MIS PEZONES. Y LOS DE ARTUR MAS
Hoy voy a hablarles de mis pezones. Los pezones son siempre un tema jocoso y recurrente. Sirven lo mismo para una conversación de ascensor (“Hoy tengo los pezones picudos”. “Sí, parece que por fin va entrando el invierno”) que para un examen sorpresa: “Los pezones en la antigüedad. Pezones famosos. Dios y los pezones. Los pezones de Rajoy. Y los de Artur Mas. La desconexión de los pezones. ¿Cómo hay que tocar los pezones? Un kilo de pezones. Estudio de los pezones en Amanece que no es poco. Pezones e ingles. Pezones y plagio. Pezones y disposición transitoria cuarta. ¿Para qué tienen pezones los hombres?”.
Esta última nunca me la he sabido. De hecho, yo no me di cuenta de que tenía pezones hasta los dieciséis años, durante un verano que me hice piesnegros. Solía dormir en la playa de la Concha y todas las mañanas que me despertaba vivo nadaba hasta el gabarrón para saludar al sol estirándole de los cojones desde un trampolín. Y para lavarme los sobacos. Una de aquellas mañanas en las que las bandas de niños pijos con jerseys atados al cuello tampoco habían conseguido descalabrarme tirándome sillas y bolas de helado desde el Paseo, mientras practicaba el croll, comencé a ser consciente de mis pezones. Ahora que lo pienso, puede que en realidad antes ni siquiera estuvieran ahí. Puede que mis pezones descapullaran entonces, como plantas marinas, como corales rosas, como dulces y pequeñas tetas de monja deshaciéndose en saliva… No lo sé. Lo único que recuerdo es aquel picor en mis pechos. Miles de pececillos filólogos acudían a mordisquearlos, atraídos por la fonética rotunda y familiar de esa palabra: pezón. Era un picor insoporteibol, de modo que cambié de estilo y comencé a nadar a espalda y mis pezones enrojecidos se convirtieron entonces en boyas, en salvavidas, en lanchas de la Cruz Roja y a uno de ellos se agarró Alfonsina Storni y al otro un surfista demediado que venía colgado de los dientes de una orca. Llegué al gabarrón mareado, y me dejé caer exhausto sobre la plataforma. Todo daba vueltas. El sol orinaba sobre mi rostro una lluvia amarilla de luz y revancha, protegiéndose, eso sí, los cojones con una nube. Los otros bañistas me besaban en la boca, pero lo hacían desganados, sin lengua y sin amor y sin respeto alguno por los primeros auxilios, como si temieran que al recuperar el conocimiento yo les fuera a pedir veinte duros para un katxi-katxi de kalimotxo… No sé cuánto tiempo estuve allí. Pero cuando me desperté los pezones todavía seguían ahí. En carne viva.

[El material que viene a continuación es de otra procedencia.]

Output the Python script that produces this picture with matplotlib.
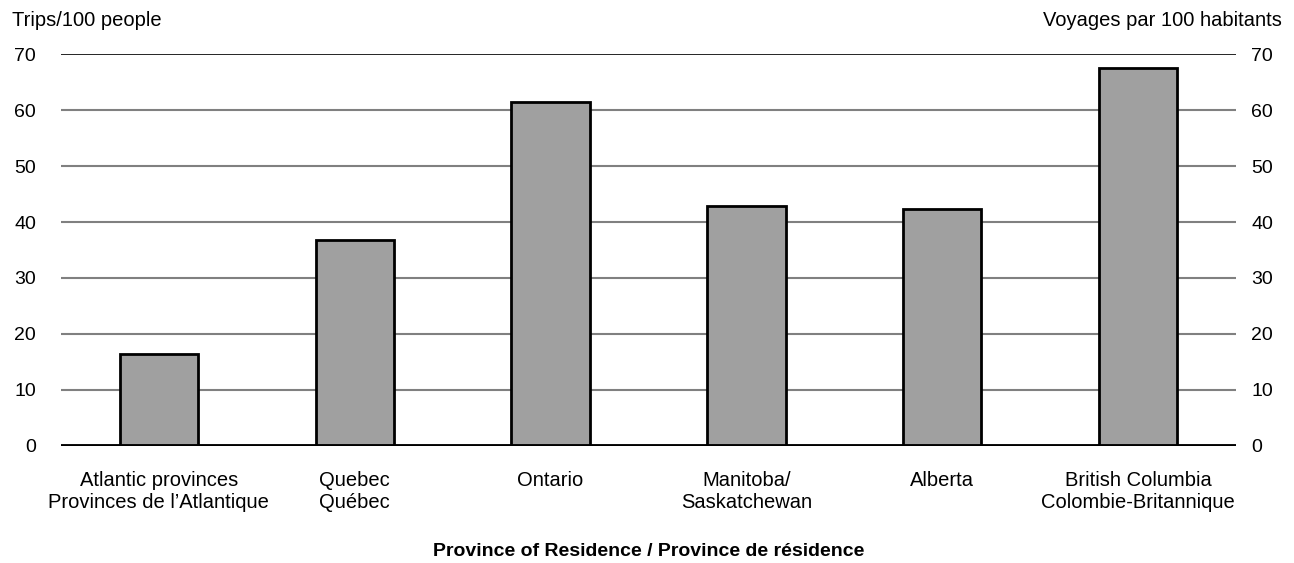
import matplotlib.pyplot as plt

plt.rcParams["font.family"] = ["Liberation Sans", "DejaVu Sans"]

categories = [
    "Atlantic provinces\nProvinces de l\u2019Atlantique",
    "Quebec\nQu\u00e9bec",
    "Ontario\n",
    "Manitoba/\nSaskatchewan",
    "Alberta\n",
    "British Columbia\nColombie-Britannique",
]
trips = [16.4, 36.7, 61.5, 42.8, 42.3, 67.5]
yticks = [0, 10, 20, 30, 40, 50, 60, 70]

fig = plt.figure(figsize=(12.94, 5.63), dpi=100)
ax = fig.add_axes([61 / 1294, 117 / 563, 1175 / 1294, 392 / 563])

x = range(len(categories))
ax.bar(x, trips, width=0.4, color="#a0a0a0", edgecolor="black", linewidth=2, zorder=3)

for t in yticks[1:-1]:
    ax.axhline(t, color="#808080", linewidth=1.5, zorder=1)
ax.axhline(70, color="black", linewidth=1.2, zorder=1)
ax.axhline(0, color="black", linewidth=3.5, zorder=4)

ax.set_xlim(-0.5, 5.5)
ax.set_ylim(0, 70)
ax.set_yticks(yticks)
ax.tick_params(axis="y", length=0, labelsize=14, pad=18)
ax.set_xticks(list(x))
ax.set_xticklabels(categories, fontsize=14.5, linespacing=1.22)
ax.tick_params(axis="x", length=0, pad=18)
for s in ax.spines.values():
    s.set_visible(False)

ax2 = ax.twinx()
ax2.set_ylim(0, 70)
ax2.set_yticks(yticks)
ax2.tick_params(axis="y", length=0, labelsize=14, pad=11)
for s in ax2.spines.values():
    s.set_visible(False)

ax.set_xlabel("Province of Residence / Province de r\u00e9sidence", fontsize=14,
              fontweight="bold", va="center")
ax.xaxis.set_label_coords(0.5, -0.27)

fig.text(12 / 1294, 1 - 20 / 563, "Trips/100 people", fontsize=14.5, va="center", ha="left")
fig.text(1282 / 1294, 1 - 20 / 563, "Voyages par 100 habitants", fontsize=14.5,
         va="center", ha="right")

fig.savefig("out.png", dpi=100)
plt.close(fig)
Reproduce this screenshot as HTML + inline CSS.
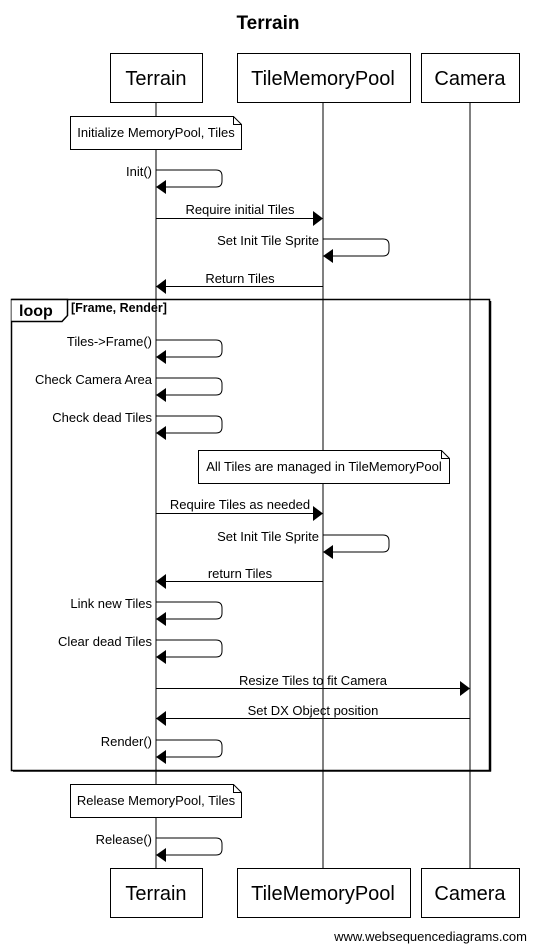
<!DOCTYPE html>
<html><head><meta charset="utf-8"><style>
html,body{margin:0;padding:0;background:#fff;}
svg{display:block;font-family:"Liberation Sans",Arial,sans-serif;}
</style></head><body>
<svg width="535" height="951" viewBox="0 0 535 951" xmlns="http://www.w3.org/2000/svg">
<text x="268" y="29" text-anchor="middle" font-size="19" font-weight="bold">Terrain</text>
<g stroke="#000" stroke-width="1" fill="none">
<line x1="156" y1="102" x2="156" y2="868"/>
<line x1="323" y1="102" x2="323" y2="868"/>
<line x1="470" y1="102" x2="470" y2="868"/>
</g>
<g stroke="#000" stroke-width="1" fill="#fff">
<rect x="110.5" y="53.5" width="92" height="49"/>
<rect x="237.5" y="53.5" width="173" height="49"/>
<rect x="421.5" y="53.5" width="98" height="49"/>
<rect x="110.5" y="868.5" width="92" height="49"/>
<rect x="237.5" y="868.5" width="173" height="49"/>
<rect x="421.5" y="868.5" width="98" height="49"/>
</g>
<g font-size="20" text-anchor="middle">
<text x="156" y="85">Terrain</text><text x="323" y="85">TileMemoryPool</text><text x="470" y="85">Camera</text>
<text x="156" y="900">Terrain</text><text x="323" y="900">TileMemoryPool</text><text x="470" y="900">Camera</text>
</g>
<g stroke="#000" fill="#fff">
<path d="M70.5 116.5 H233.5 L241.5 124.5 V149.5 H70.5 Z"/><path d="M233.5 116.5 V124.5 H241.5" fill="none"/>
<path d="M198.5 450.5 H441.5 L449.5 458.5 V483.5 H198.5 Z"/><path d="M441.5 450.5 V458.5 H449.5" fill="none"/>
<path d="M70.5 784.5 H233.5 L241.5 792.5 V817.5 H70.5 Z"/><path d="M233.5 784.5 V792.5 H241.5" fill="none"/>
</g>
<g font-size="13" text-anchor="middle">
<text x="156" y="137">Initialize MemoryPool, Tiles</text>
<text x="324" y="471">All Tiles are managed in TileMemoryPool</text>
<text x="156" y="805">Release MemoryPool, Tiles</text>
</g>
<rect x="11.5" y="299.5" width="478" height="471" fill="none" stroke="#000" stroke-width="1.5"/>
<line x1="490.5" y1="301" x2="490.5" y2="771.5" stroke="#000" stroke-width="1.5"/>
<line x1="13" y1="771" x2="491" y2="771" stroke="#000" stroke-width="1.5"/>
<path d="M11.5 299.5 H67.5 V315.5 L62 321.5 H11.5" fill="#fff" stroke="#000" stroke-width="1.5"/>
<text x="19" y="316" font-size="16" font-weight="bold">loop</text>
<text x="71" y="312" font-size="12.5" font-weight="bold">[Frame, Render]</text>
<defs>
<g id="self"><path d="M0 0 H60 Q66 0 66 6 V11 Q66 17 60 17 H9" fill="none" stroke="#000"/><polygon points="0,17 10,10 10,24" fill="#000"/></g>
</defs>
<g font-size="13">
<use href="#self" x="156" y="170"/><text x="152" y="176" text-anchor="end">Init()</text>
<use href="#self" x="323" y="239"/><text x="319" y="245" text-anchor="end">Set Init Tile Sprite</text>
<use href="#self" x="156" y="340"/><text x="152" y="346" text-anchor="end">Tiles-&gt;Frame()</text>
<use href="#self" x="156" y="378"/><text x="152" y="384" text-anchor="end">Check Camera Area</text>
<use href="#self" x="156" y="416"/><text x="152" y="422" text-anchor="end">Check dead Tiles</text>
<use href="#self" x="323" y="535"/><text x="319" y="541" text-anchor="end">Set Init Tile Sprite</text>
<use href="#self" x="156" y="602"/><text x="152" y="608" text-anchor="end">Link new Tiles</text>
<use href="#self" x="156" y="640"/><text x="152" y="646" text-anchor="end">Clear dead Tiles</text>
<use href="#self" x="156" y="740"/><text x="152" y="746" text-anchor="end">Render()</text>
<use href="#self" x="156" y="838"/><text x="152" y="844" text-anchor="end">Release()</text>
</g>
<g stroke="#000">
<line x1="156" y1="218.5" x2="314" y2="218.5"/>
<line x1="166" y1="286.5" x2="323" y2="286.5"/>
<line x1="156" y1="513.5" x2="314" y2="513.5"/>
<line x1="166" y1="581.5" x2="323" y2="581.5"/>
<line x1="156" y1="688.5" x2="461" y2="688.5"/>
<line x1="166" y1="718.5" x2="470" y2="718.5"/>
</g>
<g fill="#000">
<polygon points="323,218.5 313,211 313,226"/>
<polygon points="156,286.5 166,279 166,294"/>
<polygon points="323,513.5 313,506 313,521"/>
<polygon points="156,581.5 166,574 166,589"/>
<polygon points="470,688.5 460,681 460,696"/>
<polygon points="156,718.5 166,711 166,726"/>
</g>
<g font-size="13" text-anchor="middle">
<text x="240" y="214">Require initial Tiles</text>
<text x="240" y="283">Return Tiles</text>
<text x="240" y="509">Require Tiles as needed</text>
<text x="240" y="578">return Tiles</text>
<text x="313" y="685">Resize Tiles to fit Camera</text>
<text x="313" y="715">Set DX Object position</text>
</g>
<text x="527" y="941" font-size="13" text-anchor="end">www.websequencediagrams.com</text>
</svg>
</body></html>
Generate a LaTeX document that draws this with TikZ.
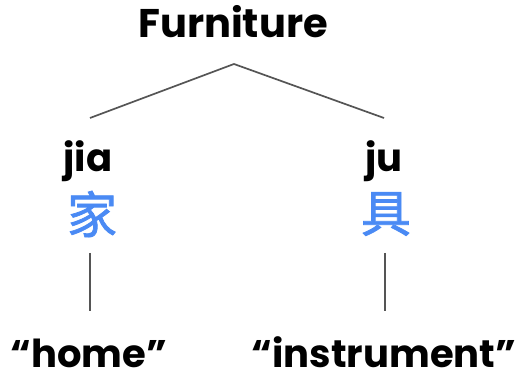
\documentclass[tikz,border=0pt]{standalone}
\usepackage{fontspec}
\setmainfont{Poppins}
\newfontfamily\cjk{Noto Sans CJK SC}[FakeBold=1.5]
\definecolor{linegray}{HTML}{555555}
\definecolor{hanblue}{HTML}{4A8AF4}
\tikzset{
  word/.style={font=\fontsize{38.5}{41}\selectfont\bfseries, inner sep=0pt, anchor=base, text depth=0pt},
  han/.style={font=\cjk\fontsize{50}{52}\selectfont, text=hanblue, inner sep=0pt, anchor=center},
  link/.style={draw=linegray, line width=1.7pt}
}
\begin{document}
\begin{tikzpicture}[x=1pt,y=-1pt]
\useasboundingbox (0,0) rectangle (515,374);
\node[word, font=\fontsize{40}{42}\selectfont\bfseries] (furn) at (233,37.5) {Furniture};
\node[word] (jia) at (88,172) {jia};
\node[word] (ju) at (384,172) {ju};
\node[han] (jiahan) at (92,214) {家};
\node[han] (juhan) at (386,214) {具};
\node[word] (home) at (89,368) {“home”};
\node[word] (instr) at (384,368) {“instrument”};
\coordinate (apex) at (234,64);
\coordinate (lend) at (90,118);
\coordinate (rend) at (384,118);
\coordinate (lt) at (90,253);
\coordinate (lb) at (90,311);
\coordinate (rt) at (385,253);
\coordinate (rb) at (385,311);
\draw[link] (lend) -- (apex) -- (rend);
\draw[link] (lt) -- (lb);
\draw[link] (rt) -- (rb);
\end{tikzpicture}
\end{document}
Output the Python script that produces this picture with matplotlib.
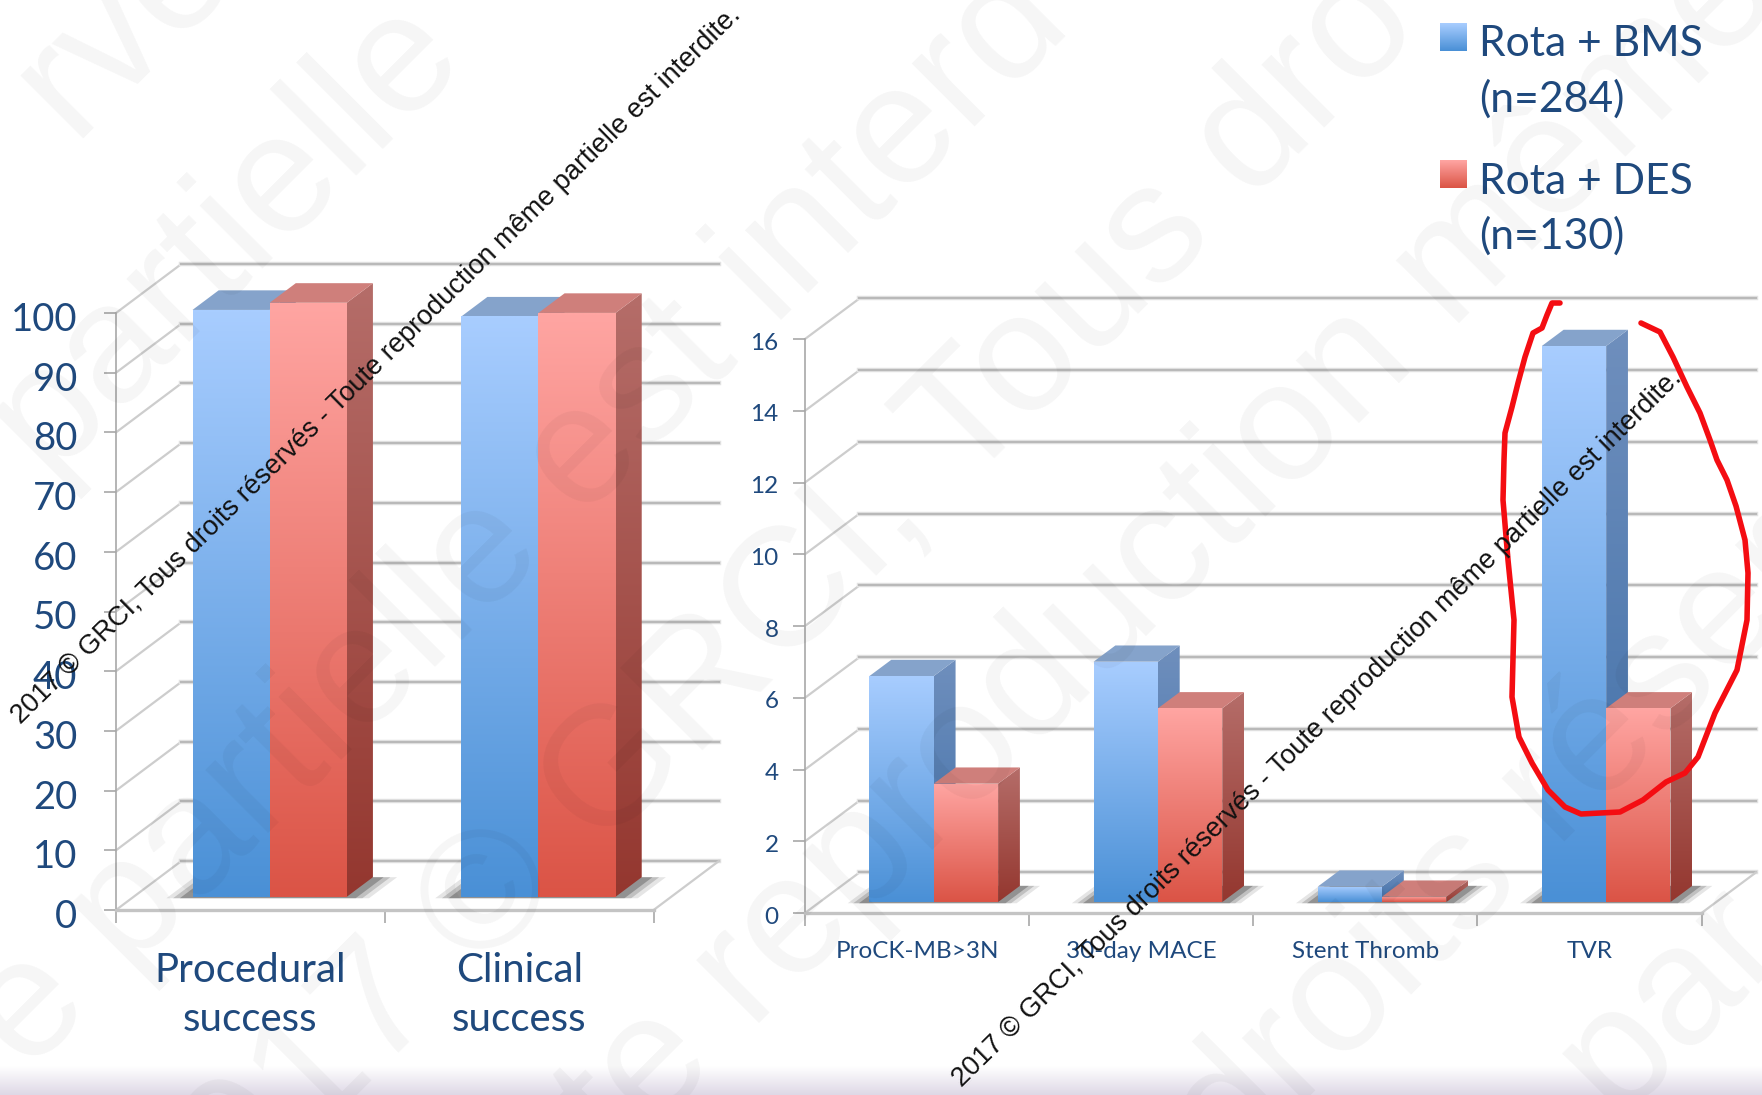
import numpy as np
import matplotlib
matplotlib.use("Agg")
from matplotlib import pyplot as plt
from matplotlib.patches import Polygon
from matplotlib.transforms import ScaledTranslation

# success rates (%)
success_categories = ["Procedural\nsuccess", "Clinical\nsuccess"]
success_bms = [98.3, 97.2]
success_des = [99.5, 97.8]
success_ticks = [0, 10, 20, 30, 40, 50, 60, 70, 80, 90, 100]

# adverse events (%)
event_categories = ["ProCK-MB>3N", "30-day MACE", "Stent Thromb", "TVR"]
event_bms = [6.3, 6.7, 0.43, 15.5]
event_des = [3.3, 5.4, 0.15, 5.4]
event_ticks = [0, 2, 4, 6, 8, 10, 12, 14, 16]

legend_labels = ["Rota + BMS\n(n=284)", "Rota + DES\n(n=130)"]
copyright_text = "2017 © GRCI, Tous droits réservés - Toute reproduction même partielle est interdite."

# hand drawn ring around TVR
ring = [(1560, 303), (1552, 303), (1547, 315), (1542, 328), (1533, 333), (1525, 357),
        (1518, 383), (1512, 407), (1505, 433), (1504, 460), (1503, 500), (1508, 560),
        (1514, 620), (1512, 697), (1519, 737), (1532, 763), (1548, 790), (1565, 807),
        (1581, 814), (1620, 812), (1643, 800), (1666, 782), (1685, 773), (1698, 757),
        (1715, 713), (1737, 670), (1747, 620), (1748, 573), (1745, 540), (1736, 506),
        (1727, 480), (1717, 460), (1710, 440), (1700, 413), (1687, 387), (1673, 357),
        (1660, 332), (1641, 323)]

# faint background lettering: text, centre x, centre y
watermarks = [
    ("rvé", 125, 25),
    ("partielle", 225, 235),
    ("e partielle est interd", 520, 520),
    ("2017 © GRCI, Tous dro", 770, 620),
    ("te reproduction même", 1170, 550),
    ("droits réserv", 1530, 815),
    ("par", 1670, 1000),
]

W, H = 1762, 1095
BLUE = {"front": ("#a8cdff", "#4a90d6"), "side": ("#6f8fbd", "#3f6fa8"), "top": "#85a3cb"}
RED = {"front": ("#ffa5a2", "#db5446"), "side": ("#b56d69", "#94372f"), "top": "#cf7f7b"}
TEXT = "#1f497d"
GRID = "#b9b9b9"
WALL = "#cdcdcd"

plt.rcParams["font.family"] = ["Lato", "DejaVu Sans"]

fig = plt.figure(figsize=(W / 100, H / 100), dpi=100, facecolor="white")


def px_axes(x0, x1, y_bottom, y_top):
    return fig.add_axes([x0 / W, 1 - y_bottom / H, (x1 - x0) / W, (y_bottom - y_top) / H])


def face(ax, verts, top, bottom, z):
    # polygon filled with a vertical gradient
    xs = [v[0] for v in verts]
    ys = [v[1] for v in verts]
    c0 = np.array(matplotlib.colors.to_rgb(top))
    c1 = np.array(matplotlib.colors.to_rgb(bottom))
    t = np.linspace(0, 1, 128)[:, None]
    grad = (c0 * (1 - t) + c1 * t)[:, None, :]
    im = ax.imshow(grad, extent=[min(xs), max(xs), min(ys), max(ys)], aspect="auto", zorder=z,
                   interpolation="bilinear")
    im.set_clip_box(fig.bbox)
    im.set_clip_path(Polygon(verts, transform=ax.transData))


def draw_chart(ax, categories, bms, des, ticks, depth_y, gap, font, label_font, tick_pad, label_pad, spacing,
               label_shift):
    n = len(categories)
    ymax = ticks[-1]
    depth_x = 0.243
    width = 0.287
    d0, bar_depth = 0.27, 0.4

    def project(x, v, d):
        return (x + d * depth_x, v + d * depth_y)

    # walls and floor
    for tick in ticks:
        ax.plot(*zip(project(0, tick, 0), project(0, tick, 1)), color=WALL, lw=1.6, zorder=1, clip_on=False)
        ax.plot(*zip(project(0, tick, 1), project(n, tick, 1)), color="#e4e4e4", lw=3.2, zorder=1, clip_on=False)
        ax.plot(*zip(project(0, tick, 1), project(n, tick, 1)), color=GRID, lw=1.6, zorder=1, clip_on=False)
    ax.plot(*zip(project(n, 0, 0), project(n, 0, 1)), color=WALL, lw=1.6, zorder=1, clip_on=False)

    for i in range(n):
        for k, (vals, style) in enumerate(((bms, BLUE), (des, RED))):
            x0 = i + gap + k * width
            x1 = x0 + width
            v = vals[i]
            z = 3 + i + (1 - k) * 0.1 + k * 0.3
            a, b = project(x0, 0, d0), project(x1, 0, d0)
            c, d = project(x0, v, d0), project(x1, v, d0)
            e, f = project(x0, v, d0 + bar_depth), project(x1, v, d0 + bar_depth)
            g = project(x1, 0, d0 + bar_depth)
            if k == 1:
                # soft floor shadow of the pair
                for grow, alpha in ((0.09, 0.10), (0.065, 0.16), (0.04, 0.24)):
                    sx0 = i + gap - grow
                    sx1 = i + gap + 2 * width + grow
                    ax.add_patch(Polygon([project(sx0, 0, d0 - 0.03), project(sx1, 0, d0 - 0.03),
                                          project(sx1, 0, d0 + bar_depth), project(sx0, 0, d0 + bar_depth)],
                                         closed=True, facecolor="black", edgecolor="none", alpha=alpha,
                                         zorder=2, clip_on=False))
            face(ax, [b, g, f, d], style["side"][0], style["side"][1], z)
            ax.add_patch(Polygon([c, d, f, e], closed=True, facecolor=style["top"], edgecolor="none",
                                 zorder=z, clip_on=False))
            face(ax, [a, b, d, c], style["front"][0], style["front"][1], z + 0.05)

    ax.set_xlim(0, n)
    ax.set_ylim(0, ymax)
    ax.patch.set_alpha(0)
    for side in ("top", "right"):
        ax.spines[side].set_visible(False)
    ax.spines["left"].set_color("#a8a8a8")
    ax.spines["left"].set_linewidth(1.2)
    ax.spines["bottom"].set_color("#c4c4c4")
    ax.spines["bottom"].set_linewidth(2.4)
    ax.set_xticks(range(n + 1))
    ax.set_xticklabels([])
    ax.set_xticks(np.arange(n) + 0.5, minor=True)
    ax.set_xticklabels(categories, minor=True, fontsize=label_font, color=TEXT, linespacing=spacing)
    ax.set_yticks(ticks)
    ax.set_yticklabels([str(t) for t in ticks], fontsize=font, color=TEXT)
    ax.tick_params(axis="x", which="major", length=9, width=1.2, color="#a8a8a8")
    ax.tick_params(axis="x", which="minor", length=0, pad=label_pad)
    ax.tick_params(axis="y", length=9, width=1.2, color="#a8a8a8", pad=tick_pad)
    # digits sit a little below their ticks
    nudge = ScaledTranslation(0, -label_shift / 72, fig.dpi_scale_trans)
    for lab in ax.get_yticklabels():
        lab.set_transform(lab.get_transform() + nudge)


ax_left = px_axes(116, 653.6, 910, 313)
draw_chart(ax_left, success_categories, success_bms, success_des, success_ticks, 8.2, 0.219, 27.5, 29, 19, 30,
           1.41, 2.5)

ax_right = px_axes(805, 1701.5, 913, 339)
draw_chart(ax_right, event_categories, event_bms, event_des, event_ticks, 1.13, 0.222, 17.5, 17.5, 10, 20.5,
           1.0, 1.5)

# page layer in pixel coordinates
page = fig.add_axes([0, 0, 1, 1], zorder=10)
page.set_axis_off()
page.patch.set_alpha(0)

t = np.linspace(0, 1, 64)[:, None]
shade = np.array([222, 216, 230]) / 255.0
page.imshow((shade * t + (1 - t))[:, None, :], extent=[0, W, 1095, 1066], aspect="auto", zorder=1)

for label, y_top, style in zip(legend_labels, (24, 161), (BLUE, RED)):
    grad_t = np.linspace(0, 1, 32)[:, None]
    c0 = np.array(matplotlib.colors.to_rgb(style["front"][0]))
    c1 = np.array(matplotlib.colors.to_rgb(style["front"][1]))
    page.imshow((c0 * (1 - grad_t) + c1 * grad_t)[:, None, :], extent=[1440, 1467, y_top + 27.5, y_top],
                aspect="auto", zorder=2)
    page.text(1479, y_top + 1.5, label, fontsize=30.7, color=TEXT, va="top", ha="left", linespacing=1.48, zorder=3)

for word, cx, cy in watermarks:
    page.text(cx, cy, word, fontsize=122, family="Liberation Sans", color="black", alpha=0.04, rotation=45,
              ha="center", va="center", rotation_mode="anchor", zorder=4, clip_on=True)

page.plot(*zip(*ring), color="#f40d12", lw=4, solid_capstyle="round", solid_joinstyle="round", zorder=5)

for cx, cy in ((376, 365), (1317, 728)):
    page.text(cx, cy, copyright_text, fontsize=19.5, family="Liberation Sans", color="#111111", rotation=44.5,
              ha="center", va="center", rotation_mode="anchor", zorder=6)

page.set_xlim(0, W)
page.set_ylim(H, 0)

fig.savefig("out.png", dpi=100, facecolor="white")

Todavía hoy, de vez en cuando, me siguen picando, y cuando me los rasco siento elevarse desde ellos el olor a salitre, a sangre (mía y del surfista), a sol… Un olor antiguo, inmemorial, que lo mismo viene desde el futuro. Quizás los hombres tenemos pezones porque en otra glaciación fuimos o seremos mujeres. Y viceversa. Quizás cuando amamantemos a nuestros pececillos el mundo será por fin un lugar más habitable. Nuestros pezones están muy desaprovechados. Hay que mirárselos, tocárselos, chupárselos más e ir menos al fútbol y a la guerra. Pezones y desarme. Tratamiento gráfico de los pezones en el Marca. ¿Tienen pezones los piesnegros? El pezón, la pesca de bajura y la filología. ¿El antónimo de pezón es pezoff?